Thank you to Desmos for being awesome! Thank you to Julie Reulbach and Jonathan Claydon for introducing me to the idea of Desmos assessments! Thank you to my students for making my job wonderful!

Update: Wow! This post received quite a response on Twitter! Here’s the link for anyone interested: https://teacher.desmos.com/activitybuilder/custom/5bc52d70744e4b427f3ce5a6

# What Do My Students Really Know? Part 2

During the second semester, I only assigned homework using Delta Math. This worked well for several reasons, with the most important one being that it gave me better insight into what my students actually understood than pencil-and-paper homework ever did.

The Delta Math homework I assigned surprised me right off the bat. The image below displays one student’s results on the first assignment of the second semester. Many students had similar results.

This assignment consisted entirely of review material. We had assessed linear functions at least once in December, and for the most part, students did fine. I knew that students would be a bit rusty after Winter Break. That’s why we completed this assignment. The surprise came from the misconceptions I saw in student responses.

This slideshow requires JavaScript.

Although I could only see their answers, I found it relatively easy to determine their misconceptions. Unsurprisingly, I saw all of the classic slope mistakes.

• Writing slope as an ordered pair instead of a ratio
• Subtraction errors, especially with negative numbers
• Putting the change in $x$ in the numerator instead of the denominator
• Mismatching $x$ and $y$
• Forgetting to simplify (not exactly a mistake, but Delta Math marks this wrong)
• Misinterpreting $\frac{4}{0}$ as either $4$ or as $0$

These aren’t new mistakes. I’ve seen them many times, and we’ve corrected them together many times. We said “vertical divided by horizontal” at least ten times each class period every day for a month. And the students got this! Like I said, students did fine when we assessed linear functions in December.
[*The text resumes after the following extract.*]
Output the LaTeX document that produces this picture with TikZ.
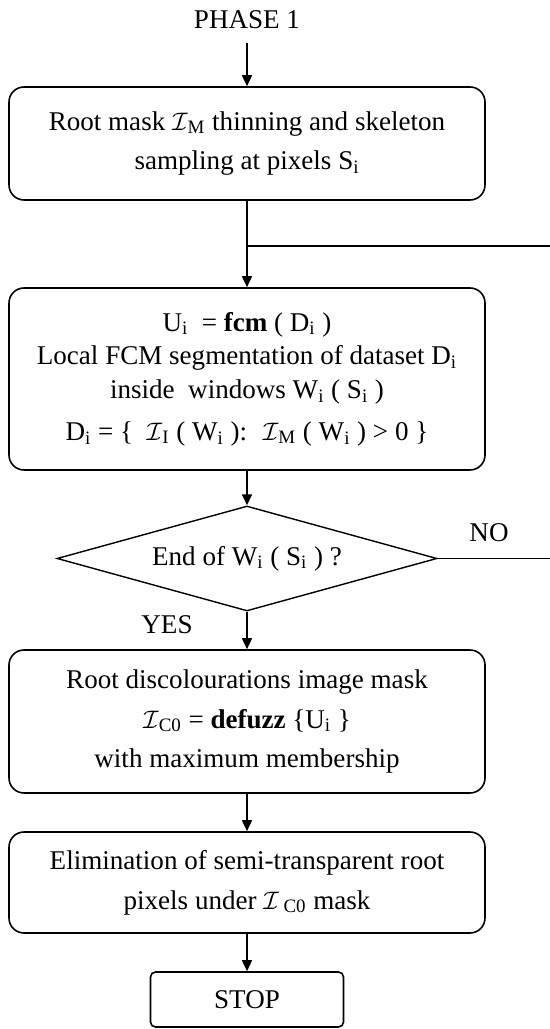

So why did so many students continue to display these misconceptions? I’m not naive. I realize that students master the material at different rates. But how could so many of them who had mastered the material make these mistakes? Why did they return to misconceptions that they had overcome a month earlier?

One explanation is that students managed to know the material well enough to pass an assessment, but they did not develop the robust understanding necessary to maintain their skills even a month later. That’s the explanation I originally subscribed to, but I think it lacks something important. Many of my students did understand slope. Throughout the fall, they worked hard to connect proportional relationships, steepness, and lines. They built a solid conceptual foundation. They thought mathematically. They solved problems. I think what they lacked – and this is on me – was a proper emphasis on procedural fluency. Sure, we had plenty of opportunities to practice and to develop that fluency, but rarely did they have the “Uh oh, I’m wrong!” moments that Delta Math gave them. My Delta Math assignments required students to get a certain number of problems correct to get credit. You just can’t fake a right answer. That’s what I like about Delta Math – it holds them accountable.

The other major advantage of Delta Math over pencil-and-paper homework? I can look through as many assignments as I want to in a relatively short time period without having to carry papers around. I have a bit of a problem with keeping papers organized, so moving homework online and avoiding paper altogether saves me some serious time and energy. The obvious drawback is that I cannot see the work that the students did. In the examples above, it’s relatively straightforward to identify misconceptions without seeing the student’s work, but that certainly won’t always be the case. I think, though, that simply being able to see that a student struggled with a problem type may be enough, especially given that some sort of intervention would need to take place anyway.

I’m not sure yet what homework will look like in my classes this year, but it seems like I’ll want to place more emphasis on procedural fluency. Perhaps such an emphasis earlier in the year will lead to better understanding all year long. I hope 2018-19 is the year I finally figure out how to make homework work for me and for my students!